D'abord, Bernard Antony s'attache, avec un grand souci pédagogique, comme le
souligne Guillaume de Thieulloy dans sa préface, à définir ce qu'est le catharisme. Et ce
n'est pas facile, car il y en en eut plusieurs variantes. Mais l'essentiel est que cette
doctrine, contrairement à ce qu'en rêvent les catharophiles de notre temps, ne ressemble
en rien à un émouvant retour au christianisme des origines. Il ne s'agit même pas d'une
hérésie, mais d'une idéologie profondément antichrétienne, et par là anti-naturelle : une
préfiguration de la culture de mort. Et les gentils cathares ne se privaient pas de
persécuter les catholiques, d'où l'inévitable réaction de défense de la chrétienté.
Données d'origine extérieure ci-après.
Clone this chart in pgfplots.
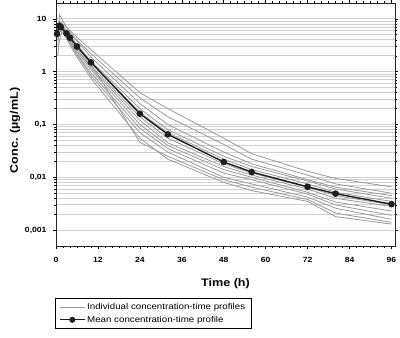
\documentclass[border=0pt]{standalone}
\usepackage{fontspec}
\setmainfont{Liberation Sans}
\newfontfamily\widefont[FakeStretch=1.15]{Liberation Sans}
\usepackage{pgfplots}
\pgfplotsset{compat=1.18}
\definecolor{indiv}{HTML}{9A9A9A}
\definecolor{gridc}{HTML}{D0D0D0}
\definecolor{meanc}{HTML}{1E1E1E}
\begin{document}
\begin{tikzpicture}[x=1bp,y=1bp]
\useasboundingbox (0,0) rectangle (400,338);
\begin{semilogyaxis}[
  at={(56bp,92bp)}, anchor=south west,
  scale only axis, width=339bp, height=243bp,
  xmin=0, xmax=97, ymin=0.0005, ymax=20,
  xtick={0,12,24,36,48,60,72,84,96},
  minor x tick num=5,
  ytick={0.001,0.01,0.1,1,10},
  yticklabels={{0,001},{0,01},{0,1},1,10},
  tick align=outside,
  major tick length=3bp, minor tick length=2bp,
  tick style={black, line width=0.6pt},
  axis line style={draw=black!85, line width=0.9pt},
  ymajorgrids, yminorgrids,
  major grid style={gridc, line width=0.9pt},
  minor grid style={gridc, line width=0.9pt},
  /pgf/number format/assume math mode=true,
  tick label style={font=\widefont\fontsize{7.5}{8}\selectfont\bfseries},
  xticklabel style={yshift=-5bp},
  yticklabel style={xshift=-3bp},
  xlabel={Time (h)}, ylabel={Conc. (µg/mL)},
  label style={font=\widefont\fontsize{11}{12}\selectfont\bfseries},
  xlabel style={yshift=-9bp},
  ylabel style={yshift=-2bp, xshift=-6bp},
  legend style={at={(-0.003,-0.214)}, anchor=north west, draw=black, line width=0.8pt,
    font=\widefont\fontsize{8.5}{10}\selectfont, inner xsep=4bp, inner ysep=3bp, row sep=1pt},
  legend cell align=left,
  legend image code/.code={\draw[mark repeat=2,mark phase=2,#1] plot coordinates {(0bp,0bp)(12.5bp,0bp)(25bp,0bp)};},
  legend image post style={line width=0.8pt},
  clip=true,
]
\addplot[indiv, line width=0.8pt] coordinates {(0.5,6.5)(1,9)(2,8)(3,7)(4,6)(6,4.5)(10,2.6)(24,0.40)(32,0.20)(48,0.055)(56,0.028)(72,0.013)(80,0.0095)(96,0.0066)};
\addlegendentry{Individual concentration-time profiles}
\addplot[indiv, line width=0.8pt, forget plot] coordinates {(0.5,5)(1,7.5)(2,7)(3,6.2)(4,5.5)(6,4)(10,2.2)(24,0.32)(32,0.14)(48,0.042)(56,0.022)(72,0.011)(80,0.0075)(96,0.005)};
\addplot[indiv, line width=0.8pt, forget plot] coordinates {(0.5,4)(1,12)(2,9)(3,7)(4,5.5)(6,3.8)(10,1.9)(24,0.25)(32,0.10)(48,0.030)(56,0.018)(72,0.009)(80,0.0065)(96,0.0045)};
\addplot[indiv, line width=0.8pt, forget plot] coordinates {(0.5,5.5)(1,7)(2,6.5)(3,5.5)(4,4.6)(6,3.2)(10,1.6)(24,0.20)(32,0.08)(48,0.025)(56,0.016)(72,0.0085)(80,0.006)(96,0.004)};
\addplot[indiv, line width=0.8pt, forget plot] coordinates {(0.5,2.0)(1,4)(2,6.5)(3,5.8)(4,4.8)(6,3.3)(10,1.5)(24,0.17)(32,0.07)(48,0.022)(56,0.014)(72,0.0075)(80,0.0052)(96,0.0035)};
\addplot[indiv, line width=0.8pt, forget plot] coordinates {(0.5,6)(1,8)(2,7)(3,5)(4,4)(6,2.7)(10,1.3)(24,0.14)(32,0.055)(48,0.018)(56,0.012)(72,0.0065)(80,0.0045)(96,0.0030)};
\addplot[indiv, line width=0.8pt, forget plot] coordinates {(0.5,7)(1,8.5)(2,7)(3,5)(4,4)(6,2.6)(10,1.2)(24,0.12)(32,0.045)(48,0.016)(56,0.011)(72,0.006)(80,0.004)(96,0.0028)};
\addplot[indiv, line width=0.8pt, forget plot] coordinates {(0.5,5)(1,6.5)(2,6)(3,4.8)(4,3.8)(6,2.4)(10,1.1)(24,0.10)(32,0.04)(48,0.014)(56,0.010)(72,0.0052)(80,0.0034)(96,0.0023)};
\addplot[indiv, line width=0.8pt, forget plot] coordinates {(0.5,4.5)(1,7)(2,6)(3,4.5)(4,3.6)(6,2.2)(10,0.95)(24,0.085)(32,0.035)(48,0.012)(56,0.009)(72,0.0048)(80,0.003)(96,0.0019)};
\addplot[indiv, line width=0.8pt, forget plot] coordinates {(0.5,6)(1,7.5)(2,6.2)(3,4.5)(4,3.5)(6,2.1)(10,0.85)(24,0.07)(32,0.03)(48,0.010)(56,0.0075)(72,0.0042)(80,0.0026)(96,0.0016)};
\addplot[indiv, line width=0.8pt, forget plot] coordinates {(0.5,5)(1,6)(2,5.5)(3,4.2)(4,3.2)(6,1.9)(10,0.75)(24,0.055)(32,0.022)(48,0.008)(56,0.0056)(72,0.0035)(80,0.0018)(96,0.0013)};
\addplot[indiv, line width=0.8pt, forget plot] coordinates {(0.5,3)(1,9)(2,7)(3,5.5)(4,4.5)(6,3.0)(10,1.4)(24,0.046)(32,0.025)(48,0.009)(56,0.0065)(72,0.0038)(80,0.0021)(96,0.0014)};
\addplot[meanc, line width=1.4pt, mark=*, mark size=2.6pt, mark options={fill=meanc, draw=meanc}] coordinates {(0.3,5.2)(0.9,7.4)(1.4,7.0)(3,5.3)(4,4.4)(6,3.0)(10,1.5)(24,0.16)(32,0.065)(48,0.0195)(56,0.0126)(72,0.0066)(80,0.0049)(96,0.0031)};
\addlegendentry{Mean concentration-time profile}
\end{semilogyaxis}
\end{tikzpicture}
\end{document}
Réaction qui s'incarne dans un homme : Simon de Montfort. L'homme de la croisade
contre les « Albigeois ». L'homme dont on a fait un monstre. Mais qui était d'abord un
vrai chrétien et un génial chef de guerre, et c'est pourquoi il fut choisi pour mener cette
authentique croisade.
Bernard Antony s'efforce de suivre Simon de Montefort dans ses chevauchées, et parfois
il a du mal à reprendre son souffle, tant l'homme est incroyablement rapide,
incroyablement réactif, et qu'il est au centre de tout un dispositif où s'entrechoquent les
liens féodaux, les intérêts des princes et ceux de l'Église, les manœuvres des cathares, les
intrigues des barons, et l'arbitrage du pape... À la croisade proprement est liée de façon
inextricable la conquête de territoires méridionaux par un comte français, dans le
contexte précis d'une époque où se joue l'avenir du midi toulousain entre Aragon et
France.
On rencontre au fil des pages des personnages étonnants. D'abord Montfort,
évidemment, dont on n'a retenu que la cruauté, indéniable, mais qui n'était que le
pendant de celle de ses adversaires ; mais aussi son inséparable mentor spirituel pendant
la croisade, Arnaud Amaury, moine cistercien, abbé de Cîteaux, qui deviendra
archevêque de Narbonne et se fera duc de Narbonne, au grand dam de Montfort...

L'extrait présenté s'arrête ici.